Taking too much loratadine (the active ingredient in Claritin) typically causes drowsiness, a rapid heartbeat, and headache. In adults, these symptoms have been reported at doses ranging from 40 to 180 mg, which is 4 to 18 times the standard 10 mg daily dose. The good news is that loratadine has a wide safety margin, and even significant overdoses have been managed without serious long-term effects.
Symptoms of Taking Too Much
At recommended doses, loratadine is designed to work outside the brain. It blocks histamine receptors in your body without making you sleepy the way older antihistamines like diphenhydramine (Benadryl) do. But at higher-than-normal doses, more of the drug crosses into the brain, and that’s when side effects start to show up. Research on second-generation antihistamines shows that at double the recommended dose, loratadine begins producing measurable effects in the central nervous system. At even higher doses, those effects become more obvious.
The most commonly reported symptoms in adults after an overdose include:
- Drowsiness or sedation, which can range from mild sleepiness to noticeable grogginess
- Rapid heart rate (tachycardia), where your heart beats noticeably faster than normal
- Headache
- Dizziness
- Agitation, which may seem contradictory to drowsiness but can occur in some people
In children, the picture can be slightly different. Overdoses exceeding 10 mg of loratadine syrup have been linked to palpitations (a pounding or fluttering sensation in the chest) and extrapyramidal symptoms, which are involuntary muscle movements like twitching, stiffness, or restlessness. These symptoms are more common in younger children and are worth watching for if a child has gotten into a bottle.
How Much Is Dangerous
The standard adult dose of loratadine is 10 mg once daily. For children ages 2 to 5, the dose is typically 5 mg daily. Accidentally taking a second dose in one day (20 mg total) is unlikely to cause anything more than mild drowsiness in most adults.
The clearest data point on large overdoses comes from a published case of a 6-year-old child who ingested 300 mg of loratadine, which is 30 times the adult dose. That child experienced only a slight increase in blood pressure and heart rate and recovered with basic supportive care. No serious cardiac events or lasting harm occurred. While this doesn’t mean large overdoses are safe to ignore, it does illustrate that loratadine has a relatively forgiving toxicity profile compared to many other medications.
Heart Rhythm Concerns
One worry with antihistamine overdoses is the potential for dangerous heart rhythm changes, specifically a condition called QT prolongation that can lead to a serious arrhythmia. With loratadine, this risk is very low. The rare reported cases of rhythm problems linked to loratadine have mainly involved drug interactions rather than the dose alone, particularly in people also taking certain heart medications or drugs that slow the liver’s ability to break down loratadine.
People with existing risk factors for heart rhythm issues should be more cautious. If you take medications that inhibit certain liver enzymes (your pharmacist can tell you if any of yours do), those drugs can cause loratadine to build up to higher-than-expected levels in your blood, even at normal doses.
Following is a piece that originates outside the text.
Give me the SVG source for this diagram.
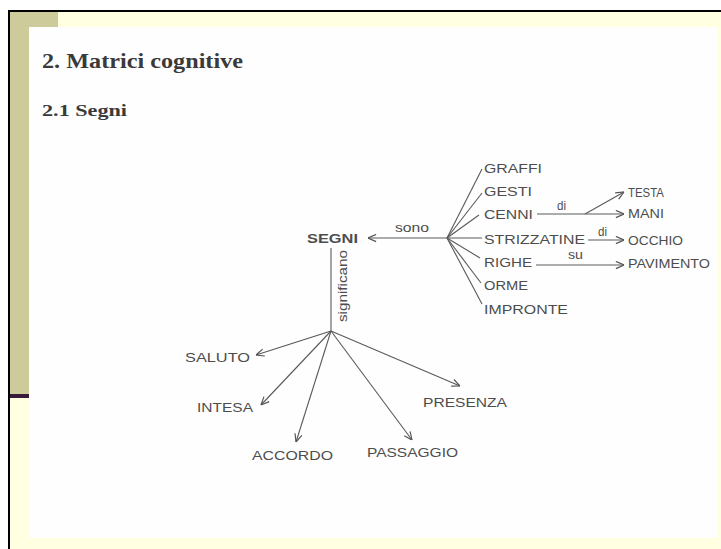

This is the most realistic scenario where loratadine could cause cardiac trouble: not a one-time large dose, but a normal dose that your body can’t clear properly because another medication is in the way.
How Long Effects Last
Loratadine itself has a half-life of about 8 hours, meaning half of the drug is cleared from your system in that time. But your liver converts loratadine into an active metabolite called desloratadine, which has a much longer half-life of roughly 28 hours. This means that after an overdose, it can take a full day or longer before the drug and its active breakdown products are substantially cleared. Symptoms like drowsiness and elevated heart rate will typically fade as the drug is metabolized, but you should expect them to linger for several hours at minimum, and potentially into the next day after a large dose.
What to Do After an Overdose
If you accidentally took an extra dose (20 mg instead of 10 mg), you’re very likely fine. You might feel a bit drowsier than usual. Skip your next scheduled dose and resume your normal schedule the following day.
For larger ingestions, especially in children, the situation calls for more attention. A child who has taken more than their recommended dose should be monitored for rapid heartbeat, unusual movements, and excessive sleepiness or agitation. In clinical settings, overdoses are typically managed with supportive care: monitoring heart rate and blood pressure, and waiting for the drug to clear naturally. There is no specific antidote for loratadine.
If you’re unsure how much was taken or you’re seeing symptoms like a pounding heartbeat, significant drowsiness, or involuntary movements (especially in a child), contact Poison Control at 1-800-222-1222 or call emergency services. They can assess the situation based on the amount ingested and body weight, and tell you whether monitoring at home is safe or whether a trip to the emergency room is warranted.